### Problem description
Looking at the listing beneath, work out how many lines hold "this" and report only that figure.

### Data provided
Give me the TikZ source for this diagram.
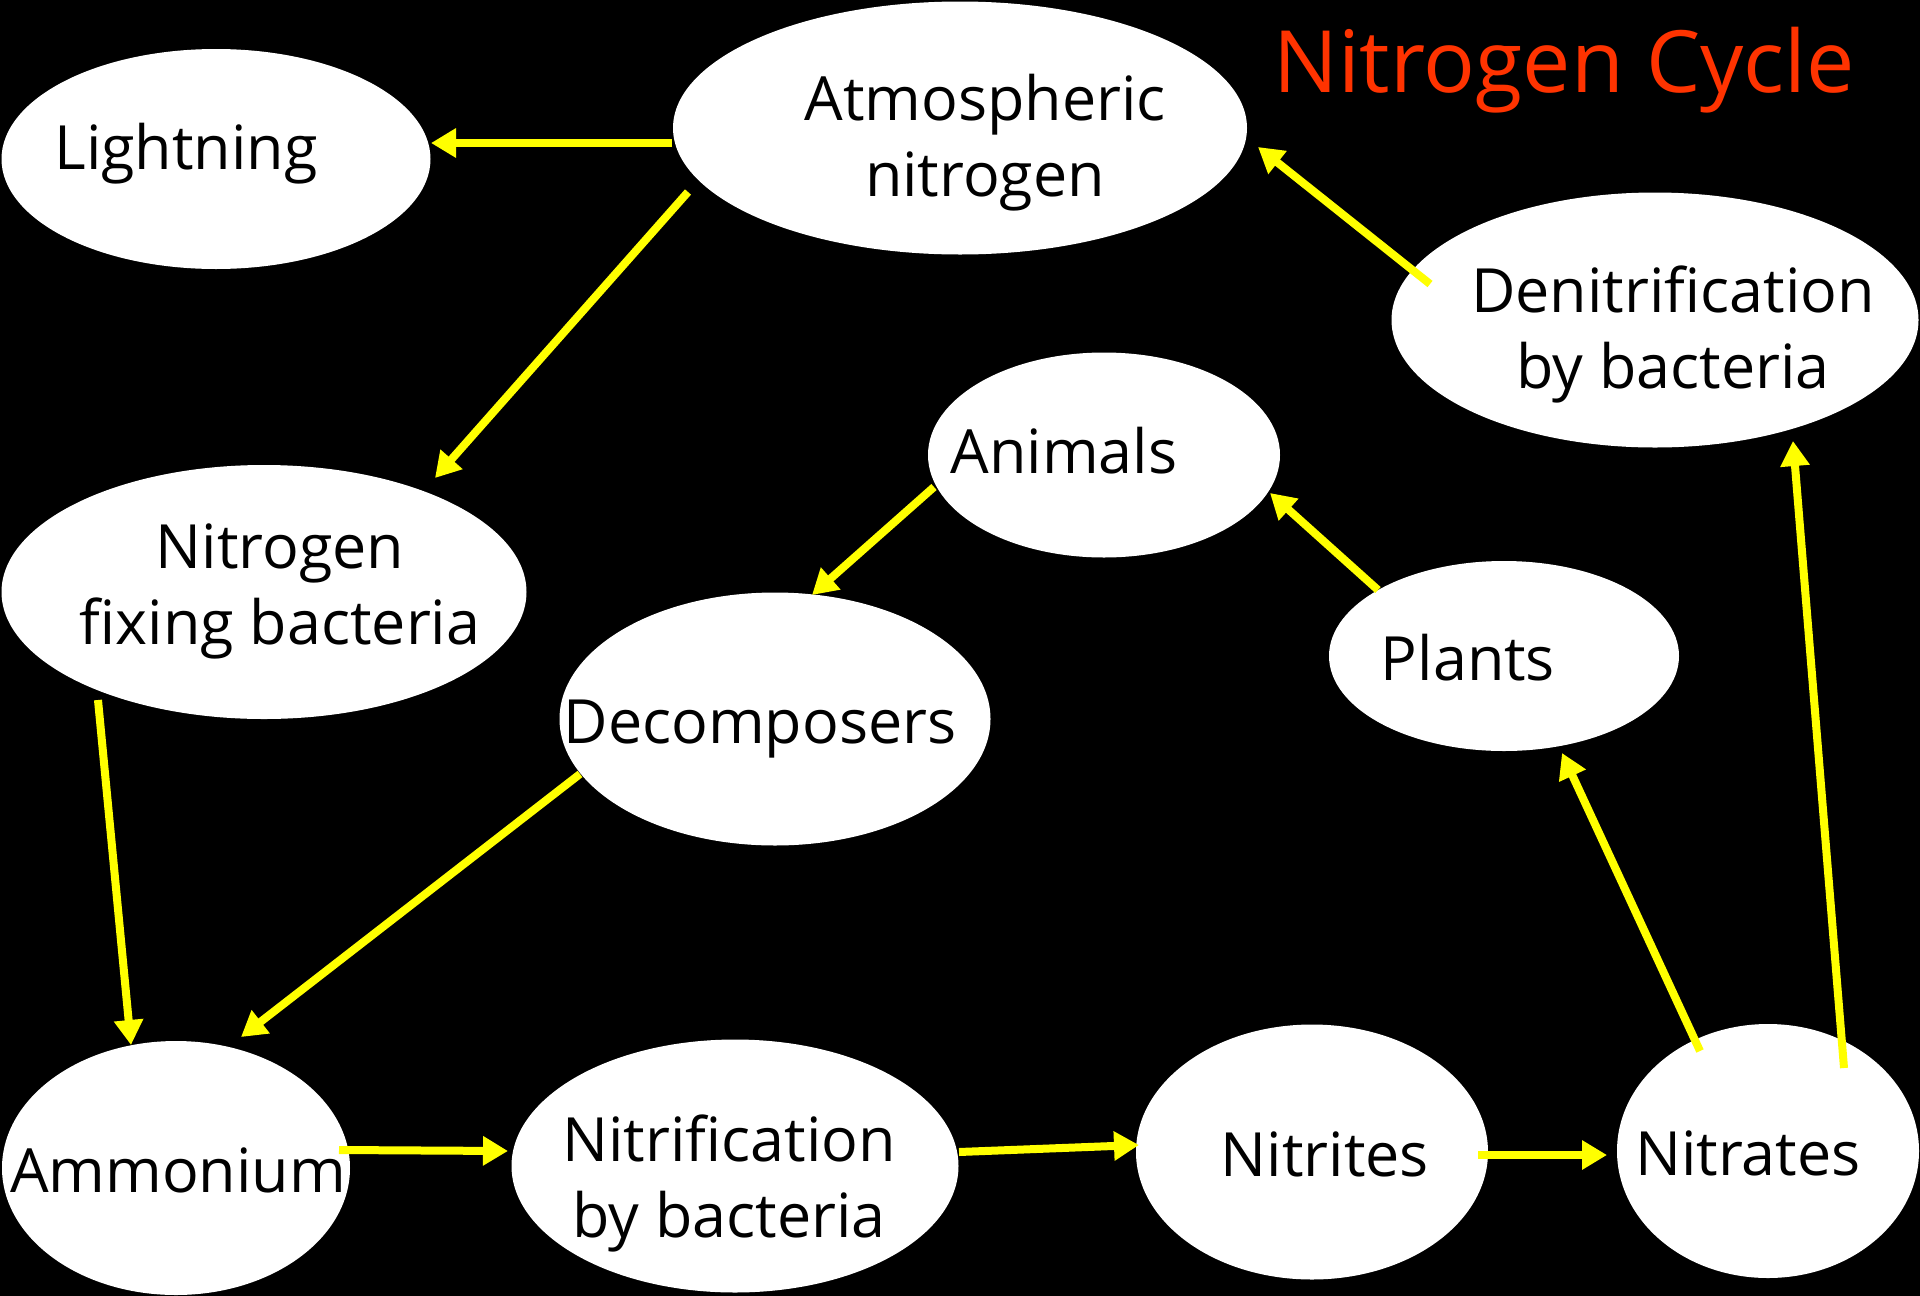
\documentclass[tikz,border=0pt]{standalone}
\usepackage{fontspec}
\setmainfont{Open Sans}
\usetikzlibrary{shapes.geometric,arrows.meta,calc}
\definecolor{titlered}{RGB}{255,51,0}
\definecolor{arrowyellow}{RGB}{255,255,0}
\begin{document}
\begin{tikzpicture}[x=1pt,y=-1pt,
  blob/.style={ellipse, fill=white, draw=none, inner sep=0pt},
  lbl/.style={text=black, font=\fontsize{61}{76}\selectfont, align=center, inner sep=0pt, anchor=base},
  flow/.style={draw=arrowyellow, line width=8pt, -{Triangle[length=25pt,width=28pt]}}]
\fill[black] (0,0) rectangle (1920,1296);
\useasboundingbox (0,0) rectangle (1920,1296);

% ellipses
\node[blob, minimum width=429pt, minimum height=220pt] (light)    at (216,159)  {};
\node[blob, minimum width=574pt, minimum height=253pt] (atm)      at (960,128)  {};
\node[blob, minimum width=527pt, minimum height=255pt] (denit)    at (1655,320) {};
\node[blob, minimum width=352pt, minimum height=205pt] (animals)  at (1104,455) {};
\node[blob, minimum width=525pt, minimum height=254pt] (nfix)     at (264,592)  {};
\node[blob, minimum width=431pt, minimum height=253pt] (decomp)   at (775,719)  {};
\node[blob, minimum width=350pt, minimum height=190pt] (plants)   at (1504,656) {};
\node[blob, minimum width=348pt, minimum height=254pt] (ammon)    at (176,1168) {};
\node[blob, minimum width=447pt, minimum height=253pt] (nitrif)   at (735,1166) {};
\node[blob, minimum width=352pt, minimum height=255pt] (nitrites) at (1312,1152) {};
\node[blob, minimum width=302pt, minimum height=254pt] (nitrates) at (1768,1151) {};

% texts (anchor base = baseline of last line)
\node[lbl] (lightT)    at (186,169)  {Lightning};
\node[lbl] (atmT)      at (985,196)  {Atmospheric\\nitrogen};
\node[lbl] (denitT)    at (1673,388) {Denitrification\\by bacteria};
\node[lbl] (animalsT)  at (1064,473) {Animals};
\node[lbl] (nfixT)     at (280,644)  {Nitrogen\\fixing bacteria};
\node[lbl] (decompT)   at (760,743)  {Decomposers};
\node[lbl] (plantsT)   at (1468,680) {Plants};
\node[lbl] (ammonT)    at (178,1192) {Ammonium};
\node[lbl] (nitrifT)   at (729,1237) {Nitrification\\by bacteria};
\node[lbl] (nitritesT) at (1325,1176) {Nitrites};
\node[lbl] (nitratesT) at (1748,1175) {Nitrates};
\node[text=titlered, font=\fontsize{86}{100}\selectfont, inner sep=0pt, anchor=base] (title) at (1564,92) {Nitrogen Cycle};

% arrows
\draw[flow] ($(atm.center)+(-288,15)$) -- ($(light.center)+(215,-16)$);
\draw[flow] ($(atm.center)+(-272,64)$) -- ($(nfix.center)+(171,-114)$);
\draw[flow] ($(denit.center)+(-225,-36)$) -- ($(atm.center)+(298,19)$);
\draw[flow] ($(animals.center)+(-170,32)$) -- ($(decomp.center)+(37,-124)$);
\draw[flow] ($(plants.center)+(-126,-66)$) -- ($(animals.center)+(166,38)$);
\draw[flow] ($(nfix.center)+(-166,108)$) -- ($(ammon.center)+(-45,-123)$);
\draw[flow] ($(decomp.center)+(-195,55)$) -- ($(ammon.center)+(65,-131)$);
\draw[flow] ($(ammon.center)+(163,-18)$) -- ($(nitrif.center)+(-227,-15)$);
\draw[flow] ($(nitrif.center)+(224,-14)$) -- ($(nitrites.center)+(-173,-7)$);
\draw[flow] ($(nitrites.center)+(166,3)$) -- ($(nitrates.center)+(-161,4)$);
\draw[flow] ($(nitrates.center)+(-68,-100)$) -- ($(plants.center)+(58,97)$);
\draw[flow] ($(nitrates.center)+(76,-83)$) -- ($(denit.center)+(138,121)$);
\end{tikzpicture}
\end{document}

* * *

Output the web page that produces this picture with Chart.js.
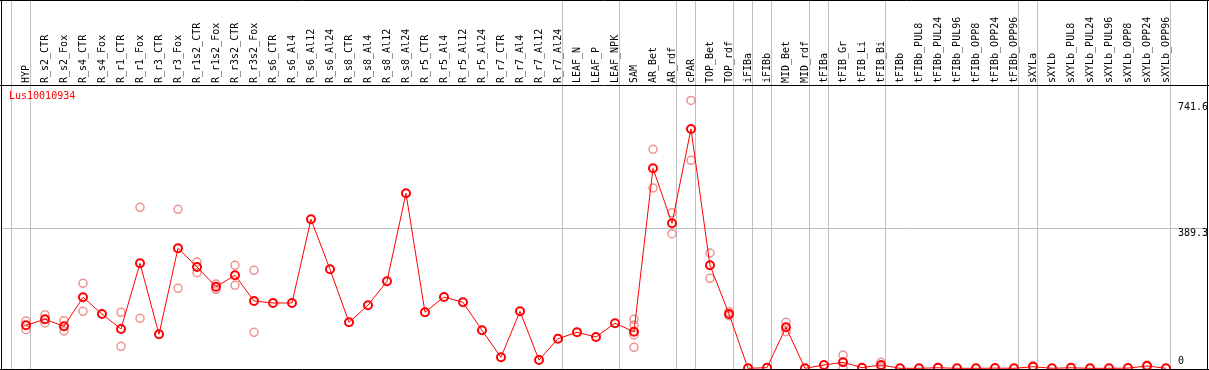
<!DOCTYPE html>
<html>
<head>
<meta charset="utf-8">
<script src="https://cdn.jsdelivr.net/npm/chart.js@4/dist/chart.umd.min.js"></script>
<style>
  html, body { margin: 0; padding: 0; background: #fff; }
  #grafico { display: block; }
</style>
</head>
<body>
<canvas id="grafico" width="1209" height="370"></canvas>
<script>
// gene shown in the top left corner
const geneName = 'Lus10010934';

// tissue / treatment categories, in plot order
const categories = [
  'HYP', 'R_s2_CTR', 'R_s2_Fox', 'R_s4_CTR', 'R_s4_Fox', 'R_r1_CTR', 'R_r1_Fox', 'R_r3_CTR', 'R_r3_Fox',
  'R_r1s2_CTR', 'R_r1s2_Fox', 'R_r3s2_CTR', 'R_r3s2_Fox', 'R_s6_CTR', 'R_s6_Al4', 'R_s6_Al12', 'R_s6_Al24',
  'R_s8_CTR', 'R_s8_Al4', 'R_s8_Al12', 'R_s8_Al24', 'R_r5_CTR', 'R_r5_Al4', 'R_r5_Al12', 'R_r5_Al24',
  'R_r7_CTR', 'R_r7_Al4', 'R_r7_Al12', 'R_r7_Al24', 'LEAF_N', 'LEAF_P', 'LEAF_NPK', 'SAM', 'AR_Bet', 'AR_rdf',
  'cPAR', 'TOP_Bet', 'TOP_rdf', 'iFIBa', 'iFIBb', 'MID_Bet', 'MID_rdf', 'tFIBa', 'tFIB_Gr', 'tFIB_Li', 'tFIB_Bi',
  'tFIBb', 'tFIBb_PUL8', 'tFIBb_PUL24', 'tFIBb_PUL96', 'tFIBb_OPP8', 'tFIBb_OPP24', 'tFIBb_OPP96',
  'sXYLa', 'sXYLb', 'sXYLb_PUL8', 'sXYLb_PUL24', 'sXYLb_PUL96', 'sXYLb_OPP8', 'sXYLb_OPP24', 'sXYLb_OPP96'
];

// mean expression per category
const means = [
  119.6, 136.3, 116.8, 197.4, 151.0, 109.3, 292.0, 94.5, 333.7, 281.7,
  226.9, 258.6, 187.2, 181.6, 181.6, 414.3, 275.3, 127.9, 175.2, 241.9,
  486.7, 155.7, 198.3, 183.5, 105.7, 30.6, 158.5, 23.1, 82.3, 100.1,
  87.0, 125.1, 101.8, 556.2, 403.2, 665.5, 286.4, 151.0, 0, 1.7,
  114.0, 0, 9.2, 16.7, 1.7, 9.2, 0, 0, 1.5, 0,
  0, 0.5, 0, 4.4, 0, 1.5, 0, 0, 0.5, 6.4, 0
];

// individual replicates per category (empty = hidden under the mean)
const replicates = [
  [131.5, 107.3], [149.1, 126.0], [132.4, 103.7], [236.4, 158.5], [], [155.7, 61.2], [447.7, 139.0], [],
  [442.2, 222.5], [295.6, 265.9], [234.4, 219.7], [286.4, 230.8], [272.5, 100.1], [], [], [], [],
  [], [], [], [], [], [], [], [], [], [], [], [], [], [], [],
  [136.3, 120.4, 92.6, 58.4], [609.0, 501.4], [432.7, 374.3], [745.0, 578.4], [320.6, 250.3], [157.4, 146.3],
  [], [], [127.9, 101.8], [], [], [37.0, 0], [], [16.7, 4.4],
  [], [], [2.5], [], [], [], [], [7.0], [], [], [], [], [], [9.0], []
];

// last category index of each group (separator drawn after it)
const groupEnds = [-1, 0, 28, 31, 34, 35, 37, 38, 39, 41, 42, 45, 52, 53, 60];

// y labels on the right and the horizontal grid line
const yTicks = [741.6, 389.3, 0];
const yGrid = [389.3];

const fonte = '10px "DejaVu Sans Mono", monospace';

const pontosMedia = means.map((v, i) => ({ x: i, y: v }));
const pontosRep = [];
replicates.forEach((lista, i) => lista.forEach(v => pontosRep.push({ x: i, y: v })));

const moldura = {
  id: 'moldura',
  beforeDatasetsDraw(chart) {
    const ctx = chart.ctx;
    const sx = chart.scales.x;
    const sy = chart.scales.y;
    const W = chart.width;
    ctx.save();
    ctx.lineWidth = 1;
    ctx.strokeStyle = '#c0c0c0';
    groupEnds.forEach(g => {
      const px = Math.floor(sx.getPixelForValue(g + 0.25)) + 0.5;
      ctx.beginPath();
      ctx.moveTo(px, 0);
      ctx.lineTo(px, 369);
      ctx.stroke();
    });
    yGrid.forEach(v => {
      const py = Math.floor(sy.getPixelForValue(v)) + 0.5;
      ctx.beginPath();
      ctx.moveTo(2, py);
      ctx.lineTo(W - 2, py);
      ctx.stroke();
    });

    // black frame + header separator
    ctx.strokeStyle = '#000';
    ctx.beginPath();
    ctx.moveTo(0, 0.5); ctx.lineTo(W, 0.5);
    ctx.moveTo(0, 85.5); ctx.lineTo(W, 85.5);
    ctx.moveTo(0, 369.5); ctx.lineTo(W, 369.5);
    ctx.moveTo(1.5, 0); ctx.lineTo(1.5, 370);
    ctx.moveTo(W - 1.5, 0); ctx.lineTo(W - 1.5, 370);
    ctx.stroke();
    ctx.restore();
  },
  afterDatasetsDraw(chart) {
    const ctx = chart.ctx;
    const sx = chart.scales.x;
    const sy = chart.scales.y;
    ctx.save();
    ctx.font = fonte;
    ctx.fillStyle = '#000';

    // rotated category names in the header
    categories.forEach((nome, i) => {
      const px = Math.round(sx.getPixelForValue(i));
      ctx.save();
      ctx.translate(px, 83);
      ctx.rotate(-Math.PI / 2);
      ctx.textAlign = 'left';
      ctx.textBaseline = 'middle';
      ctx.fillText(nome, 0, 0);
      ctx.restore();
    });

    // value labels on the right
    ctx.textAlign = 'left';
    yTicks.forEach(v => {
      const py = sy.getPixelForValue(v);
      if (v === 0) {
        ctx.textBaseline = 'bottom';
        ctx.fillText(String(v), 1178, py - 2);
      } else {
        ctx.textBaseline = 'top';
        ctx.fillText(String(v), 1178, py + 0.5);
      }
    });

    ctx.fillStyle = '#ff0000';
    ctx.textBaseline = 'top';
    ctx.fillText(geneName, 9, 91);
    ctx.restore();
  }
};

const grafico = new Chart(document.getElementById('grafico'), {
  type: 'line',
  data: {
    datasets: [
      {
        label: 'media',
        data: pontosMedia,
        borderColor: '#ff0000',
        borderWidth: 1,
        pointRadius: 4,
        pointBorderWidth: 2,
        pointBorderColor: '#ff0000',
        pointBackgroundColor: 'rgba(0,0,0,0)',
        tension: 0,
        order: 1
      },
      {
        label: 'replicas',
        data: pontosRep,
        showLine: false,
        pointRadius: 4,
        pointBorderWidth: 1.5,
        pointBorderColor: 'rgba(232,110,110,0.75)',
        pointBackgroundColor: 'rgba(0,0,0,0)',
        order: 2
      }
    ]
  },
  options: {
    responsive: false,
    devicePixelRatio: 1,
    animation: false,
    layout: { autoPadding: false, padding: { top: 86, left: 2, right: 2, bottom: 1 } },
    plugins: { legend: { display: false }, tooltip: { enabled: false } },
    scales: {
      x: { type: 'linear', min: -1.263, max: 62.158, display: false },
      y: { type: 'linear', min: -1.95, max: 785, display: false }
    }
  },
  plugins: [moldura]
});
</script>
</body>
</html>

* * *

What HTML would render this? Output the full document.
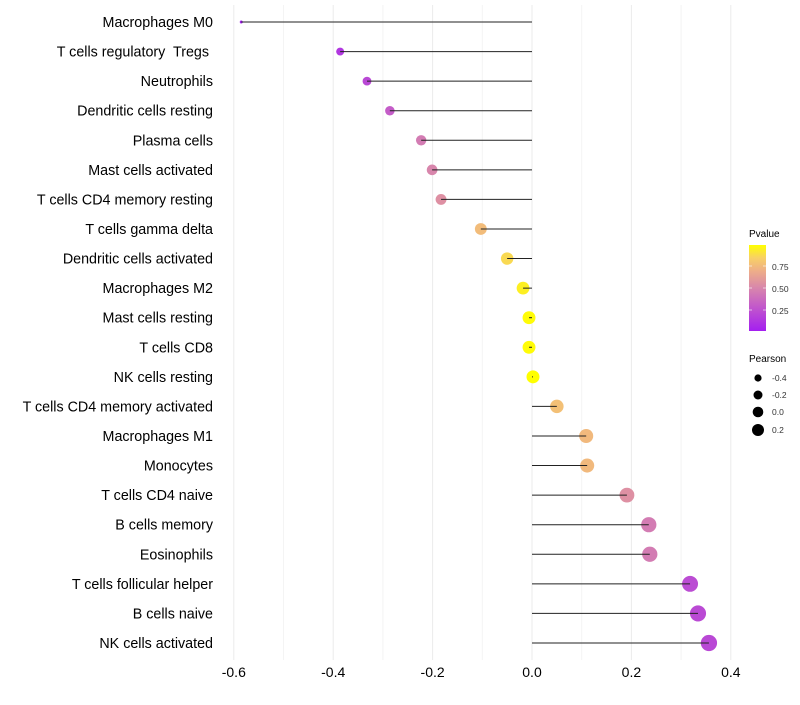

### Correct output
3